Edition · May 29, 2021

The Daily Fuckup — Backfill Edition: May 29, 2021

A thin-but-useful Saturday edition from the Trump aftermath beat, with the day’s sharpest blowups centered on the ex-president’s legal exposure and the Republican mess around his most toxic allies.

May 29, 2021 was not a headline-drenched Trump-world apocalypse, but it did deliver a useful snapshot of the ecosystem he left behind: legal pressure building around his orbit, and allies helping keep the party tangled in the same conspiratorial sludge that keeps costing it public trust. The strongest story of the day is the emerging scrutiny around Marjorie Taylor Greene’s tax exemptions and residency claims in Georgia, a reminder that the Trumpist talent pipeline is still producing candidates who treat rules as suggestions. The broader throughline is simple: the post-presidential Trump machine was already generating ethics, legal, and messaging headaches faster than it was generating wins.

Closing take

The Trump era didn’t end so much as it shed its banner and kept breaking things. On May 29, 2021, the damage was smaller than the January aftermath but still familiar: rule-bending, accountability avoidance, and an ecosystem built to confuse grievance for governance.

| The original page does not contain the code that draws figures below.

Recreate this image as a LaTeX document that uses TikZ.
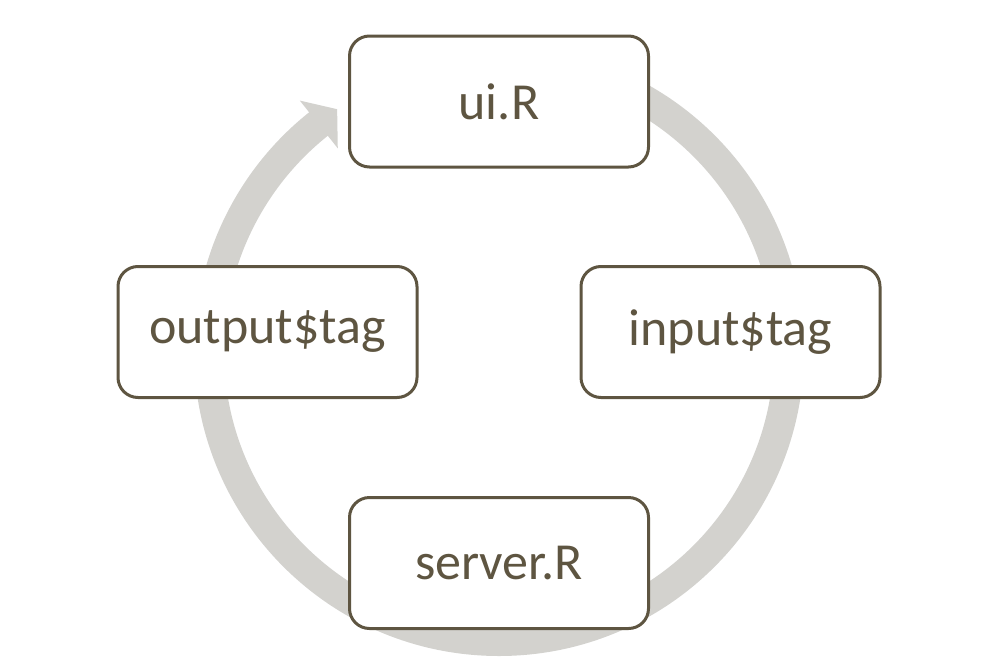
\documentclass[tikz,border=0pt]{standalone}
\usepackage{fontspec}
\setmainfont{Carlito}
\definecolor{bandgray}{HTML}{D3D2CE}
\definecolor{boxbrown}{HTML}{5E5541}
\tikzset{
  cyclebox/.style={draw=boxbrown, line width=1.5pt, fill=white, rounded corners=10pt,
    minimum width=149.5pt, minimum height=65.5pt, inner sep=0pt,
    text=boxbrown, font=\fontsize{26pt}{30pt}\selectfont},
  band/.style={draw=bandgray, line width=15pt, line cap=butt},
  headfill/.style={fill=bandgray, draw=none}
}
\begin{document}
\begin{tikzpicture}[x=0.5pt, y=0.5pt]
\useasboundingbox (0,0) rectangle (1000,666);
\coordinate (c) at (499,315);
% circular band
\draw[band] (c) ++(90:290) arc[start angle=90, end angle=-232, radius=290];
% arrowhead
\begin{scope}[shift={(c)}]
  \coordinate (hb1) at (128.5:320);
  \coordinate (htip) at (123.8:291);
  \coordinate (hb2) at (128.5:259);
  \fill[headfill] (hb1) -- (htip) -- (hb2) -- cycle;
\end{scope}
% boxes
\node[cyclebox] (ui) at (499,564.5) {ui.R};
\node[cyclebox] (output) at (267.5,334) {output\$tag};
\node[cyclebox] (input) at (730.5,334) {input\$tag};
\node[cyclebox] (server) at (499,103) {server.R};
\end{tikzpicture}
\end{document}
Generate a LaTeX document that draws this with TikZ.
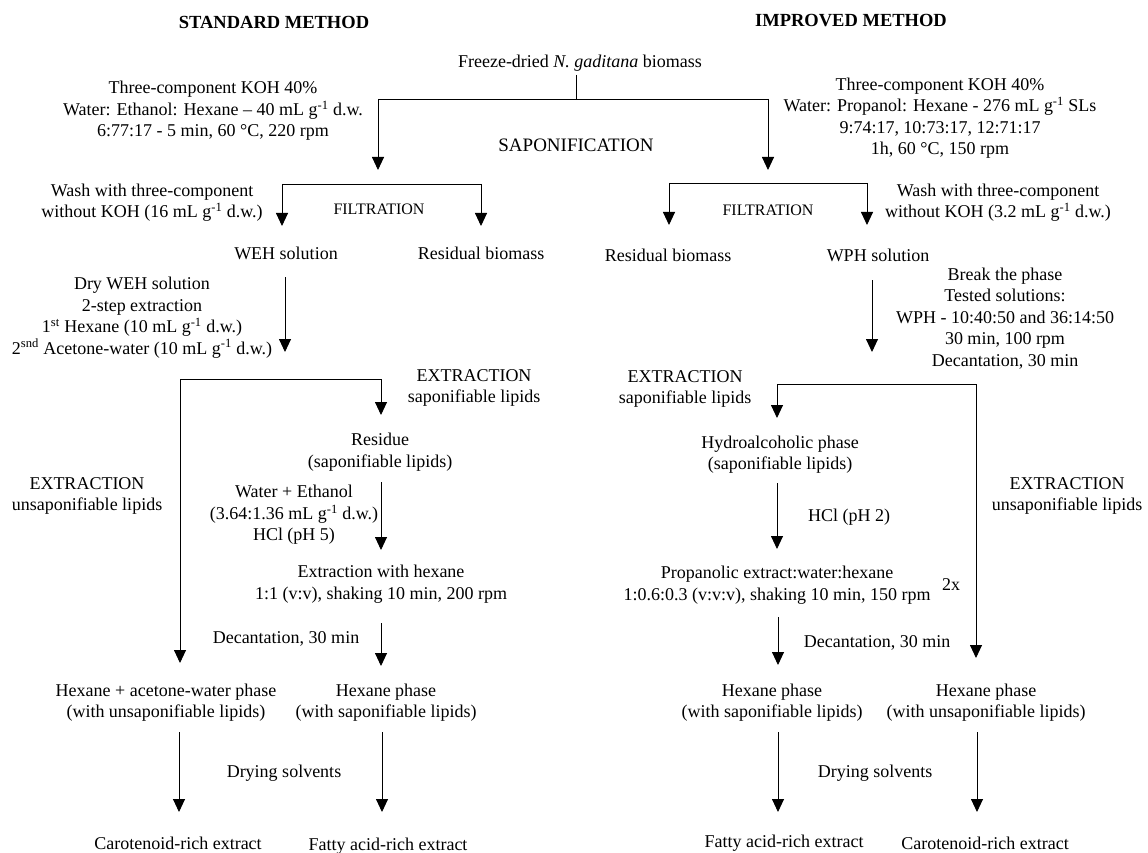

Ranked by how bad the fuckup was

5 stars means maximum fallout. 1 star means a smaller self-own.

Story

Greene’s property-tax claims put a Trump-world ally back under the microscope

★★★☆☆Fuckup rating 3/5 Major mess

A fresh round of scrutiny landed on Marjorie Taylor Greene over whether she improperly claimed homestead exemptions on more than one Georgia property, raising questions about residency, taxes, and whether the Trump-aligned far right still treats compliance like an optional side quest. The issue was not just personal embarrassment; it fed a broader pattern of sloppy, self-serving politics among Trump’s most visible surrogates.